Experts say that if Dhaka considers or accepts Riyadh’s request to this end, Bangladesh will officially recognize another 300,000 Rohingyas as its citizens.
And this may greatly hinder their repatriation process.
Former foreign secretary and the premier’s special envoy, Waliur Rahman, told thereport.live that the issuance of the passports means Bangladesh gives them citizenship.
“There will be no way to stop them from returning to Bangladesh once they are given the passports and their stay or job tenure is over,” he said.
“And urging Bangladesh to issue the passports is not a friendly approach by Saudi Arabia at all,” he maintained.

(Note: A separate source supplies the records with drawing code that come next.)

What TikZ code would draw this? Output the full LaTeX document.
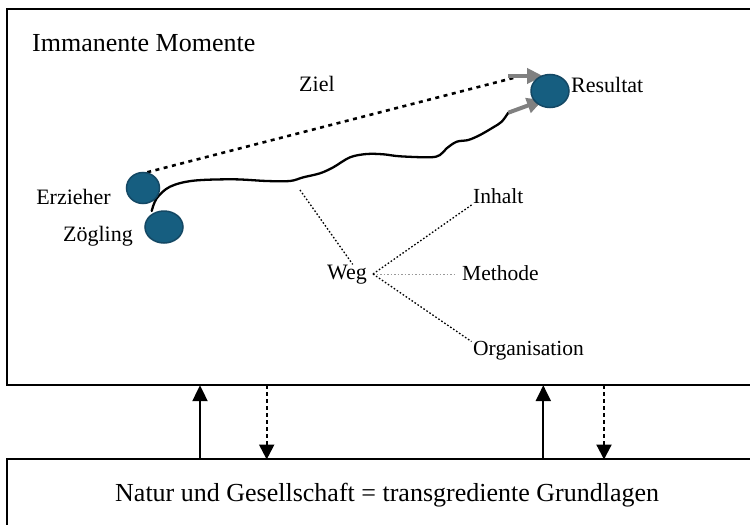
\documentclass[tikz,border=0pt]{standalone}
\usepackage{fontspec}
\setmainfont{Liberation Serif}
\usetikzlibrary{arrows.meta,shapes.geometric,calc,backgrounds}
\definecolor{ballfill}{RGB}{22,94,128}
\definecolor{ballrim}{RGB}{20,72,100}
\definecolor{arrgray}{RGB}{128,128,128}
\begin{document}
\begin{tikzpicture}[x=1pt,y=-1pt,
  box/.style={draw=black,line width=2.4pt,rectangle,anchor=north west,inner sep=0pt},
  ball/.style={ellipse,fill=ballfill,draw=ballrim,line width=1.5pt,inner sep=0pt},
  bigtxt/.style={font=\fontsize{26}{30}\selectfont,inner sep=0pt},
  lbl/.style={font=\fontsize{22}{26}\selectfont,inner sep=0pt},
  sml/.style={font=\fontsize{21.5}{25}\selectfont,inner sep=0pt},
  zieldots/.style={line width=2.6pt,dash pattern=on 4pt off 4.5pt},
  fine/.style={line width=1.3pt,dash pattern=on 1.6pt off 2pt},
  finegray/.style={line width=1pt,draw=gray!80,dash pattern=on 1.5pt off 2pt},
  grayarr/.style={draw=arrgray,line width=4pt,-{Triangle[length=16pt,width=15pt]}},
  uparr/.style={line width=2.2pt,-{Triangle[length=16pt,width=15pt]}},
  downarr/.style={line width=2.2pt,dash pattern=on 4pt off 3pt,-{Triangle[length=15pt,width=15pt]}},
]
\useasboundingbox (0,0) rectangle (750,525);
\clip (0,0) rectangle (750,525);

% boxes
\node[box,minimum width=780pt,minimum height=376pt] (top) at (6,8) {};
\node[box,minimum width=780pt,minimum height=120pt] (bot) at (6,458) {};

% texts
\node[bigtxt,anchor=base west] (imm) at (32,51) {Immanente Momente};
\node[bigtxt,anchor=base west] (nat) at (115,501) {Natur und Gesellschaft = transgrediente Grundlagen};
\node[lbl,anchor=base west] (ziel) at (299,91) {Ziel};

% balls
\node[ball,minimum width=33pt,minimum height=31pt] (erz) at (143,188) {};
\node[ball,minimum width=38pt,minimum height=32pt] (zog) at (164,227) {};
\node[ball,minimum width=38pt,minimum height=33pt] (res) at (550,91) {};

\node[lbl,anchor=base east] (erzl) at (111,204) {Erzieher};
\node[lbl,anchor=base east] (zogl) at (133,241) {Zögling};
\node[lbl,anchor=base west] (resl) at (571,92) {Resultat};

% Weg and branches
\node[lbl,anchor=base west] (weg) at (327,279) {Weg};
\node[sml,anchor=base west] (inh) at (473,203) {Inhalt};
\node[sml,anchor=base west] (meth) at (462,280) {Methode};
\node[sml,anchor=base west] (org) at (473,355) {Organisation};

\begin{pgfonlayer}{background}
% Ziel dotted line
\coordinate (zend) at (517,77);
\draw[zieldots] (erz.75) -- (zend);
\coordinate (ga1) at (508,76);
\draw[grayarr] (ga1) -- ($(res.center)+(-7,-15)$);

% wavy path
\draw[line width=2.3pt,line cap=round] plot[smooth,tension=0.55] coordinates {
 (151.7,211) (156.7,198.3) (170,186.7) (193.3,180.7) (233.3,179.3) (266.7,181)
 (290,181) (303.3,177.3) (320,173.3) (333.3,167.3) (350,157.3) (366.7,154)
 (383.3,154.3) (400,156.3) (430,157.3) (440,155) (446.7,148.3) (456.7,141.7)
 (468.3,140) (480,135) (493.3,127.3) (501.7,121.7) (508.3,112.7)};
\coordinate (wend) at (508.3,112.7);
\draw[grayarr] (wend) -- ($(res.center)+(-7,9)$);
\end{pgfonlayer}

% Weg connectors
\coordinate (wtop) at (300,190);
\draw[fine] (wtop) -- (weg.60);
\coordinate (wr) at (373,274);
\draw[fine] (wr) -- ([xshift=-1.5pt,yshift=-2pt]inh.base west);
\draw[finegray] (wr) -- ([xshift=-8pt]wr -| meth.west);
\draw[fine] (wr) -- ([xshift=-1.5pt,yshift=-1pt]org.north west);

% vertical arrows
\coordinate (x1) at (200,0);
\coordinate (x2) at (266.7,0);
\coordinate (x3) at (543.3,0);
\coordinate (x4) at (604,0);
\draw[uparr] ([yshift=-1pt]bot.north -| x1) -- ([yshift=1.2pt]top.south -| x1);
\draw[uparr] ([yshift=-1pt]bot.north -| x3) -- ([yshift=1.2pt]top.south -| x3);
\draw[downarr] ([yshift=1pt]top.south -| x2) -- ([yshift=-1.5pt]bot.north -| x2);
\draw[downarr] ([yshift=1pt]top.south -| x4) -- ([yshift=-1.5pt]bot.north -| x4);
\end{tikzpicture}
\end{document}
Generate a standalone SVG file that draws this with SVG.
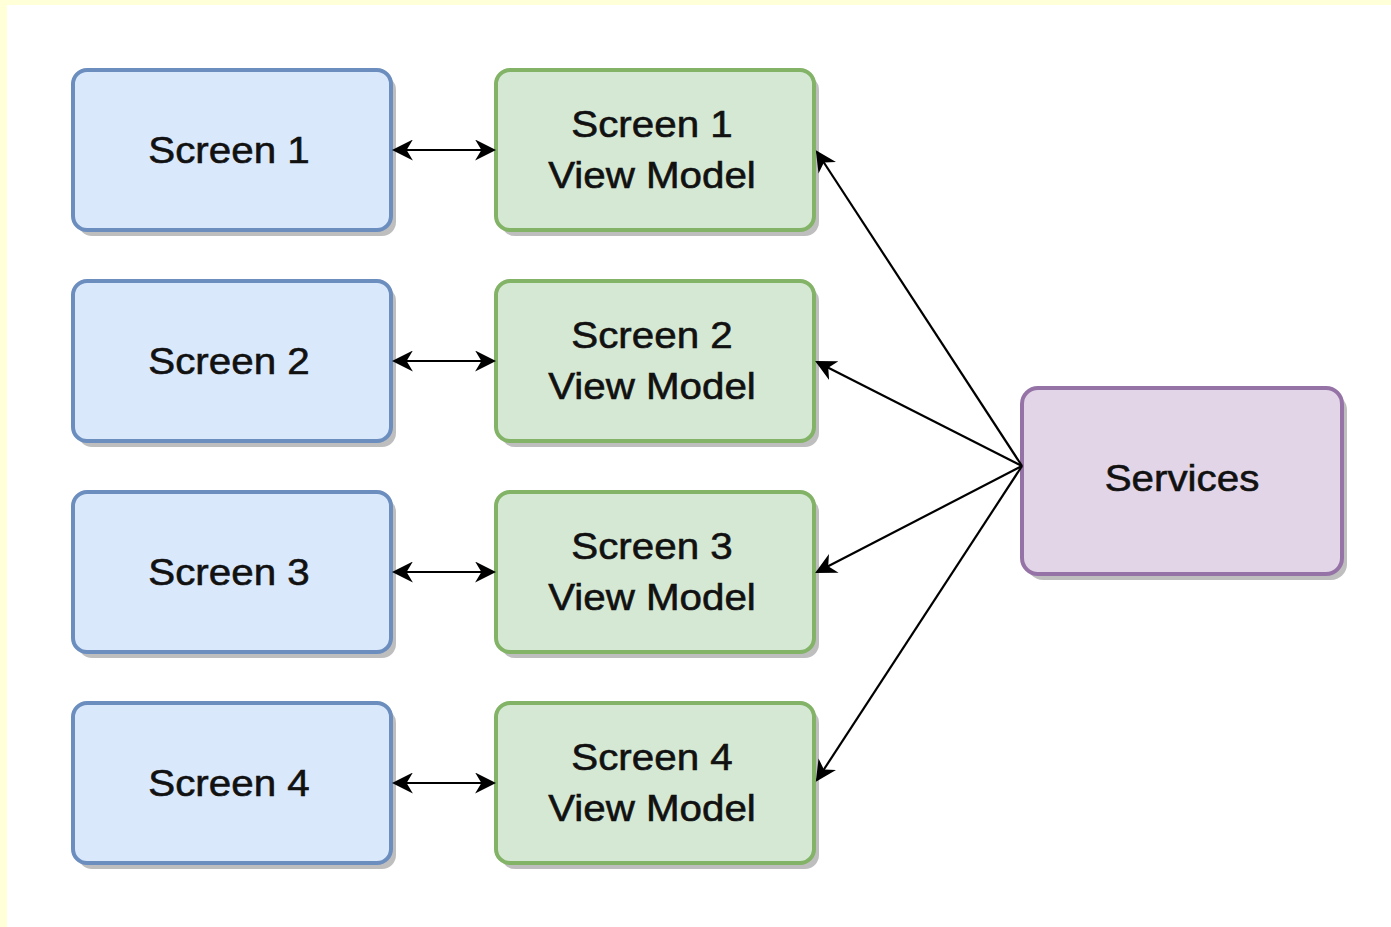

Despite being Bangladesh’s largest labour market, Saudi Arabia’s call for passport issuance will hamper the return of Rohingyas to Myanmar, the diplomat feared.
According to historic records, a whopping 500,000 Rohingyas fled the Myanmar army’s crackdown and took refuge in Saudi Arabia between 1976 and 1979.
Half of them obtained Pakistani passports while the rest got Bangladeshi ones.
Pakistan mentioned “Myanmar citizen” in the passports it had issued, but Bangladesh kept the “citizen” category empty.
In spite of this fact, Saudi Arabia identified the Rohingyas as Bangladeshi nationals. And now Riyadh wants Dhaka to give Bangladeshi citizenship by renewing the passports.
On the matter, former foreign secretary Md Shahidul Haque said Bangladesh is in double trouble as he terms the request by the Saudi government as illogical.
“At one hand, Bangladesh has a massive labour market. If Dhaka rejects the call, there is a chance to lose it,” he said.
Shahidul went on to say that there will be a legal obligation to recognize the Rohingyas as Bangladeshis if given the passports.
He suggested that Dhaka carefully deal with the matter.